**Your objective:** Copy the records below exactly, omitting any pictures they contain.

Charts and diagrams as code
* * * * * * *
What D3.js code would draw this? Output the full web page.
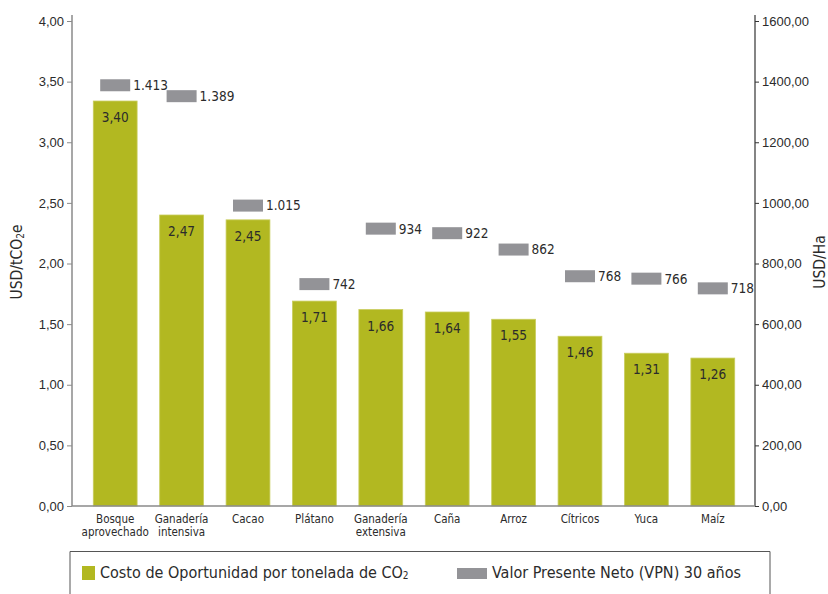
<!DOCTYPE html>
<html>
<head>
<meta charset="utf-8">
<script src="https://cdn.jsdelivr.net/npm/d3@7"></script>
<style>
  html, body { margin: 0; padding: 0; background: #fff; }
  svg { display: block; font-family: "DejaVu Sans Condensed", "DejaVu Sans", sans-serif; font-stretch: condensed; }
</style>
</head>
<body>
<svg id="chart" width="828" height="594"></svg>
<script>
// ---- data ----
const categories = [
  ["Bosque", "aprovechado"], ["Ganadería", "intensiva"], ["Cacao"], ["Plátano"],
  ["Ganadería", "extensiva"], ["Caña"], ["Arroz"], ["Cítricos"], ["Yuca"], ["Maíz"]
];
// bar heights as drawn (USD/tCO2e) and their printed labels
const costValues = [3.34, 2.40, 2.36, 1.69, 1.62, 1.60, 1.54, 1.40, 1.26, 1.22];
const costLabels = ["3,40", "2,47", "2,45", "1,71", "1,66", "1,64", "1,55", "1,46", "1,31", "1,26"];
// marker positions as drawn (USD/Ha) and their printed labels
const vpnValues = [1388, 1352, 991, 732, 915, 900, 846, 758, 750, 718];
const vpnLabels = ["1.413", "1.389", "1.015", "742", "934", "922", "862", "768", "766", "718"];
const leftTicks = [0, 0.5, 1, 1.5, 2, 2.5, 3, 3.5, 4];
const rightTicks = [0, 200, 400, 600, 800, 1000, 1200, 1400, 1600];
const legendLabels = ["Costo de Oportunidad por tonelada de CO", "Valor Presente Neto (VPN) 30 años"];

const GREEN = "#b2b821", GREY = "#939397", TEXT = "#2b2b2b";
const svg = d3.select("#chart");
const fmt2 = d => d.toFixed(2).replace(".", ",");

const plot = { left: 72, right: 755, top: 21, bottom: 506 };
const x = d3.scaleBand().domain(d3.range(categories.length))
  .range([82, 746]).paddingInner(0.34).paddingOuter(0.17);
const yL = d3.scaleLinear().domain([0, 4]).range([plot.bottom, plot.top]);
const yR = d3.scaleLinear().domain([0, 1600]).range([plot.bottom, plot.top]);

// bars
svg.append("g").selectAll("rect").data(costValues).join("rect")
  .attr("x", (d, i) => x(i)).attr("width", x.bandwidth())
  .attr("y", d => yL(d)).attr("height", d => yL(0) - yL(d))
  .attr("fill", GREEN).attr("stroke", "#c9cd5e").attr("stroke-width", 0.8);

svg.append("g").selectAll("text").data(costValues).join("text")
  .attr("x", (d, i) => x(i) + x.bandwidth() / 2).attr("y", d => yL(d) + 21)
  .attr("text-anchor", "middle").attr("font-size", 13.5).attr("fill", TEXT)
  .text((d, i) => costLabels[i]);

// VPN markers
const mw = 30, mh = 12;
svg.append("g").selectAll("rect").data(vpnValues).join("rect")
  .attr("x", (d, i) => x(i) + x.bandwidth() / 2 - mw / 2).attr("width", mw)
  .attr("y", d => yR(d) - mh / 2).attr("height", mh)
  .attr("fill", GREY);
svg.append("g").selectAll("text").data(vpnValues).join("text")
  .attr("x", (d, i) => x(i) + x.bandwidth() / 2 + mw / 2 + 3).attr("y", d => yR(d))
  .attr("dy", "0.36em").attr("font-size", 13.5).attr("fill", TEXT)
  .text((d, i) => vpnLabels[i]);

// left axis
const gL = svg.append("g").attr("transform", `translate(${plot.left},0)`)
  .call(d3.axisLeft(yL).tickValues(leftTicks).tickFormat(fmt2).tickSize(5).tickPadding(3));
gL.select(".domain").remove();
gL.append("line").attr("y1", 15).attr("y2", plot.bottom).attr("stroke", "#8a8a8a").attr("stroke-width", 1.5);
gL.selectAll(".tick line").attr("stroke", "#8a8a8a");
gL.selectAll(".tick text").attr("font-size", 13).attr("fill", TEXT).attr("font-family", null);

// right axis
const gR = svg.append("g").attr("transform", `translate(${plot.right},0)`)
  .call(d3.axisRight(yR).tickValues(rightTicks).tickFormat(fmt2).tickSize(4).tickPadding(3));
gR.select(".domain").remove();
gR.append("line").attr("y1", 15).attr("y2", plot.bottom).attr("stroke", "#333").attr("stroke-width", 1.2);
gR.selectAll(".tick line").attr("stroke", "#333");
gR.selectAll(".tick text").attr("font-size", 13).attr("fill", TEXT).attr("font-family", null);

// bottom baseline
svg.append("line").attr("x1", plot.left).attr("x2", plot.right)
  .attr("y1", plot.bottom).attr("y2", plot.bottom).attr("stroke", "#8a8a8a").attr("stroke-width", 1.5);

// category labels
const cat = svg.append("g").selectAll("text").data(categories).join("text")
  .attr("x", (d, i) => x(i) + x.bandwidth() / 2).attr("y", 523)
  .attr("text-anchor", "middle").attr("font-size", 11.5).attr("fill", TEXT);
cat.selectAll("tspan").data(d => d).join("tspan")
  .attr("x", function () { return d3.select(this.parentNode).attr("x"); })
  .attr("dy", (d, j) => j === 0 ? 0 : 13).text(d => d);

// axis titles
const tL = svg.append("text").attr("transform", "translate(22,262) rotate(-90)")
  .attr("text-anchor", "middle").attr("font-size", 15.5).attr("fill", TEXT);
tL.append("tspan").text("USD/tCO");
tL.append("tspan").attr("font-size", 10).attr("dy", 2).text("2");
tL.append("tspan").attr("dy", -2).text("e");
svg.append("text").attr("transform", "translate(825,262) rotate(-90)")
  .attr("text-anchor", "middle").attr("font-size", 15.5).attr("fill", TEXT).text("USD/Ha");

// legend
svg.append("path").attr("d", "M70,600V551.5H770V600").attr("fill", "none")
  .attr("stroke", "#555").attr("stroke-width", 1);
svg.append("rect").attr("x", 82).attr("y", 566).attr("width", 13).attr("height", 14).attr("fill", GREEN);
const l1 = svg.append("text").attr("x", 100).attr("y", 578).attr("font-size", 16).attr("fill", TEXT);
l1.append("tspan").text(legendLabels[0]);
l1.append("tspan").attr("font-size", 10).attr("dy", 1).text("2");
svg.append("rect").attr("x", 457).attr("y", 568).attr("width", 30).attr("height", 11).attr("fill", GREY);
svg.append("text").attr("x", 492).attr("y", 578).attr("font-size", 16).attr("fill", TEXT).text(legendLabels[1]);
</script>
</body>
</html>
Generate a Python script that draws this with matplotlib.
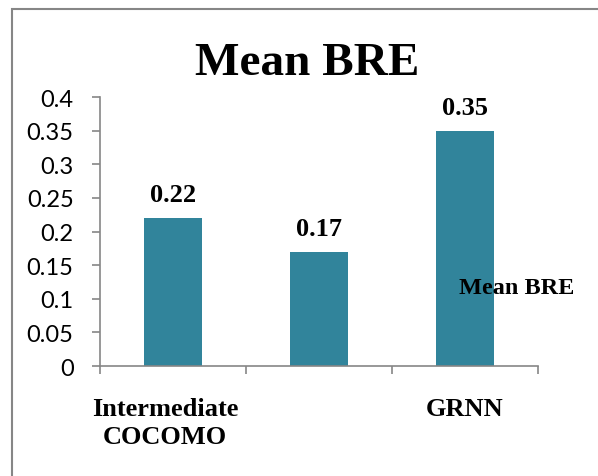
* * * * * * *
**Solution for this task:**
What D3.js code would draw this? Output the full web page.
<!DOCTYPE html>
<html>
<head>
<meta charset="utf-8">
<script src="https://cdn.jsdelivr.net/npm/d3@7"></script>
<style>
  html, body { margin: 0; padding: 0; background: #fff; }
  svg { display: block; font-family: "DejaVu Sans Condensed", "DejaVu Sans", sans-serif; font-stretch: condensed; }
</style>
</head>
<body>
<svg id="chart" width="828" height="594"></svg>
<script>
// ---- data ----
const categories = [
  ["Bosque", "aprovechado"], ["Ganadería", "intensiva"], ["Cacao"], ["Plátano"],
  ["Ganadería", "extensiva"], ["Caña"], ["Arroz"], ["Cítricos"], ["Yuca"], ["Maíz"]
];
// bar heights as drawn (USD/tCO2e) and their printed labels
const costValues = [3.34, 2.40, 2.36, 1.69, 1.62, 1.60, 1.54, 1.40, 1.26, 1.22];
const costLabels = ["3,40", "2,47", "2,45", "1,71", "1,66", "1,64", "1,55", "1,46", "1,31", "1,26"];
// marker positions as drawn (USD/Ha) and their printed labels
const vpnValues = [1388, 1352, 991, 732, 915, 900, 846, 758, 750, 718];
const vpnLabels = ["1.413", "1.389", "1.015", "742", "934", "922", "862", "768", "766", "718"];
const leftTicks = [0, 0.5, 1, 1.5, 2, 2.5, 3, 3.5, 4];
const rightTicks = [0, 200, 400, 600, 800, 1000, 1200, 1400, 1600];
const legendLabels = ["Costo de Oportunidad por tonelada de CO", "Valor Presente Neto (VPN) 30 años"];

const GREEN = "#b2b821", GREY = "#939397", TEXT = "#2b2b2b";
const svg = d3.select("#chart");
const fmt2 = d => d.toFixed(2).replace(".", ",");

const plot = { left: 72, right: 755, top: 21, bottom: 506 };
const x = d3.scaleBand().domain(d3.range(categories.length))
  .range([82, 746]).paddingInner(0.34).paddingOuter(0.17);
const yL = d3.scaleLinear().domain([0, 4]).range([plot.bottom, plot.top]);
const yR = d3.scaleLinear().domain([0, 1600]).range([plot.bottom, plot.top]);

// bars
svg.append("g").selectAll("rect").data(costValues).join("rect")
  .attr("x", (d, i) => x(i)).attr("width", x.bandwidth())
  .attr("y", d => yL(d)).attr("height", d => yL(0) - yL(d))
  .attr("fill", GREEN).attr("stroke", "#c9cd5e").attr("stroke-width", 0.8);

svg.append("g").selectAll("text").data(costValues).join("text")
  .attr("x", (d, i) => x(i) + x.bandwidth() / 2).attr("y", d => yL(d) + 21)
  .attr("text-anchor", "middle").attr("font-size", 13.5).attr("fill", TEXT)
  .text((d, i) => costLabels[i]);

// VPN markers
const mw = 30, mh = 12;
svg.append("g").selectAll("rect").data(vpnValues).join("rect")
  .attr("x", (d, i) => x(i) + x.bandwidth() / 2 - mw / 2).attr("width", mw)
  .attr("y", d => yR(d) - mh / 2).attr("height", mh)
  .attr("fill", GREY);
svg.append("g").selectAll("text").data(vpnValues).join("text")
  .attr("x", (d, i) => x(i) + x.bandwidth() / 2 + mw / 2 + 3).attr("y", d => yR(d))
  .attr("dy", "0.36em").attr("font-size", 13.5).attr("fill", TEXT)
  .text((d, i) => vpnLabels[i]);

// left axis
const gL = svg.append("g").attr("transform", `translate(${plot.left},0)`)
  .call(d3.axisLeft(yL).tickValues(leftTicks).tickFormat(fmt2).tickSize(5).tickPadding(3));
gL.select(".domain").remove();
gL.append("line").attr("y1", 15).attr("y2", plot.bottom).attr("stroke", "#8a8a8a").attr("stroke-width", 1.5);
gL.selectAll(".tick line").attr("stroke", "#8a8a8a");
gL.selectAll(".tick text").attr("font-size", 13).attr("fill", TEXT).attr("font-family", null);

// right axis
const gR = svg.append("g").attr("transform", `translate(${plot.right},0)`)
  .call(d3.axisRight(yR).tickValues(rightTicks).tickFormat(fmt2).tickSize(4).tickPadding(3));
gR.select(".domain").remove();
gR.append("line").attr("y1", 15).attr("y2", plot.bottom).attr("stroke", "#333").attr("stroke-width", 1.2);
gR.selectAll(".tick line").attr("stroke", "#333");
gR.selectAll(".tick text").attr("font-size", 13).attr("fill", TEXT).attr("font-family", null);

// bottom baseline
svg.append("line").attr("x1", plot.left).attr("x2", plot.right)
  .attr("y1", plot.bottom).attr("y2", plot.bottom).attr("stroke", "#8a8a8a").attr("stroke-width", 1.5);

// category labels
const cat = svg.append("g").selectAll("text").data(categories).join("text")
  .attr("x", (d, i) => x(i) + x.bandwidth() / 2).attr("y", 523)
  .attr("text-anchor", "middle").attr("font-size", 11.5).attr("fill", TEXT);
cat.selectAll("tspan").data(d => d).join("tspan")
  .attr("x", function () { return d3.select(this.parentNode).attr("x"); })
  .attr("dy", (d, j) => j === 0 ? 0 : 13).text(d => d);

// axis titles
const tL = svg.append("text").attr("transform", "translate(22,262) rotate(-90)")
  .attr("text-anchor", "middle").attr("font-size", 15.5).attr("fill", TEXT);
tL.append("tspan").text("USD/tCO");
tL.append("tspan").attr("font-size", 10).attr("dy", 2).text("2");
tL.append("tspan").attr("dy", -2).text("e");
svg.append("text").attr("transform", "translate(825,262) rotate(-90)")
  .attr("text-anchor", "middle").attr("font-size", 15.5).attr("fill", TEXT).text("USD/Ha");

// legend
svg.append("path").attr("d", "M70,600V551.5H770V600").attr("fill", "none")
  .attr("stroke", "#555").attr("stroke-width", 1);
svg.append("rect").attr("x", 82).attr("y", 566).attr("width", 13).attr("height", 14).attr("fill", GREEN);
const l1 = svg.append("text").attr("x", 100).attr("y", 578).attr("font-size", 16).attr("fill", TEXT);
l1.append("tspan").text(legendLabels[0]);
l1.append("tspan").attr("font-size", 10).attr("dy", 1).text("2");
svg.append("rect").attr("x", 457).attr("y", 568).attr("width", 30).attr("height", 11).attr("fill", GREY);
svg.append("text").attr("x", 492).attr("y", 578).attr("font-size", 16).attr("fill", TEXT).text(legendLabels[1]);
</script>
</body>
</html>
Generate a Python script that draws this with matplotlib.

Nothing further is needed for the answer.